The online advertising industry increased its revenue during fourth quarter 2000, bouncing back from a third-quarter decline, according to the sector’s largest trade association.
According to new findings in the Interactive Advertising Bureau’s ongoing study of online ad spending, the industry made $2.2 billion during the fourth quarter of 2000, or about 9 percent more than it did in the previous quarter.
That’s good news, since industry revenue dropped 6.5 percent during third quarter, to $1.99 billion, according to the IAB and PricewaterhouseCoopers, which conducts the quarterly study.
Part of the growth comes from decreased reliance on banner ads as a source of income. Indeed, banner advertising’s contribution to overall revenue slipped from 46 percent to 40 percent from third to fourth quarters.
Meanwhile, other types of advertising deals — less affected by the spending slowdown than traditional banners — grew as banner ads declined. For instance, sponsorship deals brought in 31 percent of total revenue, up from 28 percent in third quarter, while classified ads brought in 10 percent, up from 4 percent previously.

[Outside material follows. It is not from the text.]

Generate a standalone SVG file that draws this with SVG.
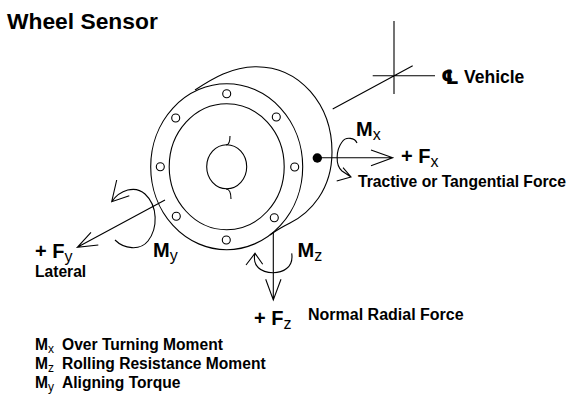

For the full year, PWC and the IAB said the industry saw $8.2 billion in revenue, in line with lowered predictions. PWC analysts had reduced their estimates for a $8 million to $10 million full-year take, following signs of industry slowdown in second quarter.
Year-over-year, the industry’s revenues grew 78 percent from 1999. That’s about half of the industry’s growth rate from 1998 to 1999, and about two-thirds of the 112 percent growth from 1997 to 1998.

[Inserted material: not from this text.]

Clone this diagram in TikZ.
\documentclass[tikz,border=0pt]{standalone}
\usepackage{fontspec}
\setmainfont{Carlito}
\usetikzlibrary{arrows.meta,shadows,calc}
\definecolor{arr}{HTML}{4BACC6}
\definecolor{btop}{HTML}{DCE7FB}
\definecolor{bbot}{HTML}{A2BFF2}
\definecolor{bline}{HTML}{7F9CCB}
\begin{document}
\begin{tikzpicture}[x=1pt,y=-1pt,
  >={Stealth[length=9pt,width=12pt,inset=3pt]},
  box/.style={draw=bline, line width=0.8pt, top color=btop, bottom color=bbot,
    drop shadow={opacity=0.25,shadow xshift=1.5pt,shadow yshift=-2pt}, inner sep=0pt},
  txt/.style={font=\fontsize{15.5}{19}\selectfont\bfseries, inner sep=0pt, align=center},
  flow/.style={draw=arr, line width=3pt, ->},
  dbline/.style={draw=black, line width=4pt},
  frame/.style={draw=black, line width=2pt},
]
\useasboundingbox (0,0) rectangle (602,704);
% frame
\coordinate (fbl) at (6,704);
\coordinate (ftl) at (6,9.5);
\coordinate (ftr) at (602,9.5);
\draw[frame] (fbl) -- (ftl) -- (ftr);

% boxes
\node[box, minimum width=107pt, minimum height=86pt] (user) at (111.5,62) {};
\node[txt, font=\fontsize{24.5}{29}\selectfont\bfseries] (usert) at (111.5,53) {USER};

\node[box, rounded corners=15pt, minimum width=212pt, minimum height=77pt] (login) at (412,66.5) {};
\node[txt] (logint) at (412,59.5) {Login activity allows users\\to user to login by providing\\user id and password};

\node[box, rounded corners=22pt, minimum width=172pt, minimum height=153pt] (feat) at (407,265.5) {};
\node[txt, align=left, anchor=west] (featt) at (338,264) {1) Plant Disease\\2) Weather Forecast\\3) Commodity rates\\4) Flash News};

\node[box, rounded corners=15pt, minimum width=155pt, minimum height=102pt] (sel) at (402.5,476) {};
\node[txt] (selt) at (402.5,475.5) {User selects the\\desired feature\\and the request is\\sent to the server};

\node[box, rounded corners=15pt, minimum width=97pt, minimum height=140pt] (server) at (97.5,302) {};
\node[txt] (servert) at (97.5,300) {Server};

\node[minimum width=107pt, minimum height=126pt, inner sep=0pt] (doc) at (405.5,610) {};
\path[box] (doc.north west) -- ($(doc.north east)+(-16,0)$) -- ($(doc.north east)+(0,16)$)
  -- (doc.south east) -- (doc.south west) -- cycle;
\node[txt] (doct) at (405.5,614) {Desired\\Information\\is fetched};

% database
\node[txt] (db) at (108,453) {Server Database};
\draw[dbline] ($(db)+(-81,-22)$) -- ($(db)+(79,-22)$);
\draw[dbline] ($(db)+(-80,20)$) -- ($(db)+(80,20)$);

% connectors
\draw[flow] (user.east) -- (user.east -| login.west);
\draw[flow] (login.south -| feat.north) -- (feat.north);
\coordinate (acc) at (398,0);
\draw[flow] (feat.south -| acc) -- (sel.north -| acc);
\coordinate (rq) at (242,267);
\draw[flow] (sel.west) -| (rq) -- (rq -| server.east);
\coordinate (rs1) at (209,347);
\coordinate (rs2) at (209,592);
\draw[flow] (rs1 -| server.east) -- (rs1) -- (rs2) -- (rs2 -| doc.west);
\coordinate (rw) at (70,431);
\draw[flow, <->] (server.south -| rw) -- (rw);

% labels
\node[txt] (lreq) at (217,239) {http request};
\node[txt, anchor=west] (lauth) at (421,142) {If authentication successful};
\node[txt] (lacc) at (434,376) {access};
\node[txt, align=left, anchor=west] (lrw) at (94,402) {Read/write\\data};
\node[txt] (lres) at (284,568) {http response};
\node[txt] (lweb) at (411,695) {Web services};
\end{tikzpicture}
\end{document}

IAB spokespeople shied away from specific suggestions that the medium’s troubles might be ending, although chairman Rich LeFurgy did say the news suggests the industry is approaching maturation.
“The Internet, as a vehicle for advertisers, is still in its infancy, a fact that most observers of the industry forget,” he said. “As our base gets bigger and bigger, the days of double and triple digit growth are gone, as they would be for any industry that grew at the rate that the Internet did.”

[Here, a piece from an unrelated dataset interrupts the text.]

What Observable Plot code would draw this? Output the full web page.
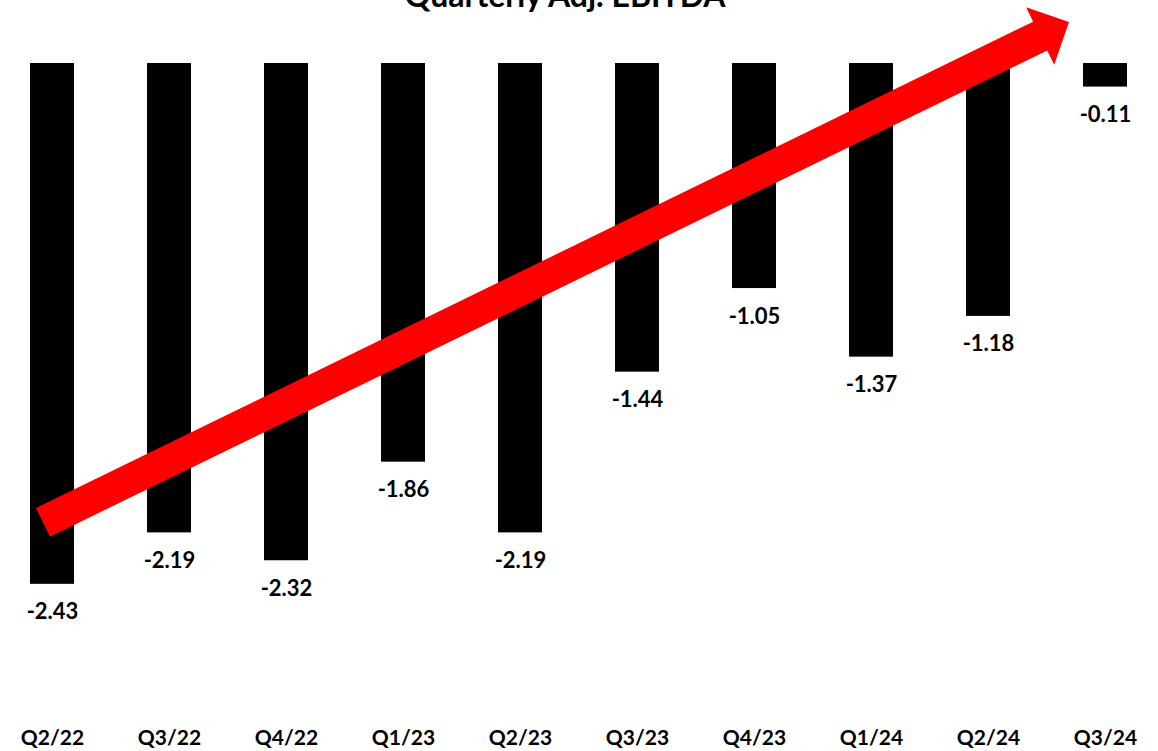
<!DOCTYPE html>
<html>
<head>
<meta charset="utf-8">
<script src="https://cdn.jsdelivr.net/npm/d3@7"></script>
<script src="https://cdn.jsdelivr.net/npm/@observablehq/plot@0.6"></script>
<style>
  html, body { margin: 0; padding: 0; background: #fff; overflow: hidden; }
  #wrap { position: relative; width: 1158px; height: 751px; }
  #title { position: absolute; left: 0; top: -21px; width: 1130px; text-align: center;
    font-family: Lato, "Open Sans", sans-serif; font-weight: bold; font-size: 32px; line-height: 32px; color: #000; z-index: 2; }
  #chart { position: absolute; left: 0; top: 0; }
</style>
</head>
<body>
<div id="wrap">
  <div id="title">Quarterly Adj. EBITDA</div>
  <div id="chart"></div>
</div>
<script>
const quarters = ["Q2/22", "Q3/22", "Q4/22", "Q1/23", "Q2/23", "Q3/23", "Q4/23", "Q1/24", "Q2/24", "Q3/24"];
const values = [-2.43, -2.19, -2.32, -1.86, -2.19, -1.44, -1.05, -1.37, -1.18, -0.11];
// trend arrow annotation, in (quarter index, value) units
const arrowFrom = {x: -0.077, y: -2.143};
const arrowTo = {x: 8.692, y: 0.191};

const data = quarters.map((q, i) => ({i, q, v: values[i]}));
const half = 0.188;

const arrowMark = Plot.line([arrowFrom, arrowTo], {
  x: "x", y: "y", stroke: "#ff0000", strokeWidth: 32,
  render(index, scales, vals) {
    const X = vals.x, Y = vals.y;
    const x0 = X[0], y0 = Y[0], x1 = X[1], y1 = Y[1];
    const dx = x1 - x0, dy = y1 - y0, len = Math.hypot(dx, dy);
    const ux = dx / len, uy = dy / len, px = -uy, py = ux;
    const hw = 16, hh = 32, hl = 32;
    const bx = x1 - ux * hl, by = y1 - uy * hl;
    const pts = [
      [x0 + px * hw, y0 + py * hw],
      [bx + px * hw, by + py * hw],
      [bx + px * hh, by + py * hh],
      [x1, y1],
      [bx - px * hh, by - py * hh],
      [bx - px * hw, by - py * hw],
      [x0 - px * hw, y0 - py * hw]
    ];
    const g = d3.create("svg:g");
    g.append("path").attr("d", "M" + pts.map(p => p.join(",")).join("L") + "Z").attr("fill", "#ff0000");
    return g.node();
  }
});

const chart = Plot.plot({
  width: 1158,
  height: 751,
  marginTop: 0,
  marginBottom: 45,
  marginLeft: 0,
  marginRight: 0,
  style: {fontFamily: "Lato, 'Open Sans', sans-serif", fontSize: "21px", fontWeight: "bold", color: "#000", overflow: "visible", background: "transparent"},
  x: {domain: [-52 / 117, 1106 / 117], axis: null},
  y: {domain: [-3, 189 / 643], axis: null},
  marks: [
    Plot.rect(data, {x1: d => d.i - half, x2: d => d.i + half, y1: 0, y2: "v", fill: "#000"}),
    Plot.text(data, {x: "i", y: "v", text: d => d.v.toFixed(2), dy: 28, fontSize: 22, fill: "#000", textAnchor: "middle", lineAnchor: "middle"}),
    Plot.axisX({ticks: d3.range(quarters.length), tickFormat: i => quarters[i], tickSize: 0, tickPadding: 24, fontSize: 21, fontWeight: "bold", fill: "#000"}),
    arrowMark
  ]
});
document.getElementById("chart").append(chart);
</script>
</body>
</html>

“While the overall economy has played its part in the slowdown, we would have stopped growing at the previous rates anyway. We’re a reality-based industry now, and in the long run that may be the most important thing for the industry’s long-term health.”
LeFurgy also added that the IAB anticipates benefits arising from new ad formats and the “recalibration in expectations of [Web advertising’s potential for] brand-building and direct marketing — that it’s just not one or the other. And … we’ve got a much better base without the dot-com advertisers, and with traditional advertisers stepping up.”
But as with previous quarter’s figures, questions loom about the accuracy of such figures, which show sizably more income than do other industry-watchers’ numbers. For instance, Competitive Media Reporting’s Internet unit reported about $2.8 billion in revenue for the industry — for all of 2000, not just its last quarter.
But IAB and PWC officials are quick to explain away the $5.4 billion difference between CMRs’ and the IAB’s findings for the year’s ad spending.
While CMR uses Web-crawling technology as the basis of its data collection, the IAB/PWC study asks leading sellers of Web advertising (approximately the top 50 companies by revenue) to contribute their figures to an aggregated report. Because those numbers are kept confidential, PWC’s Pete Rusky said rep firms and publishers are willing to submit their sales figures — data that’s he says is more accurate than information obtained via Web-crawlers.
PWC also said it matches these submissions with public companies’ reported statements.
CMR, for its part, has maintained that its methodology — which combines Web-crawler findings with analysis by CMR’s media specialists — is more accurate, being less prone to exaggeration by advertising sellers.
The IAB/PWC study’s authors also contend that other studies could be missing large chunks of revenue by focusing specifically on publishers of Web banners, rather than alternative forms of advertising, like referrals and e-mail.
“It’s not just Web sites,” said Rusky, who is director of PWC’s New Media Group. “It’s ISPs, consumer online services, e-mail providers, the whole universe.”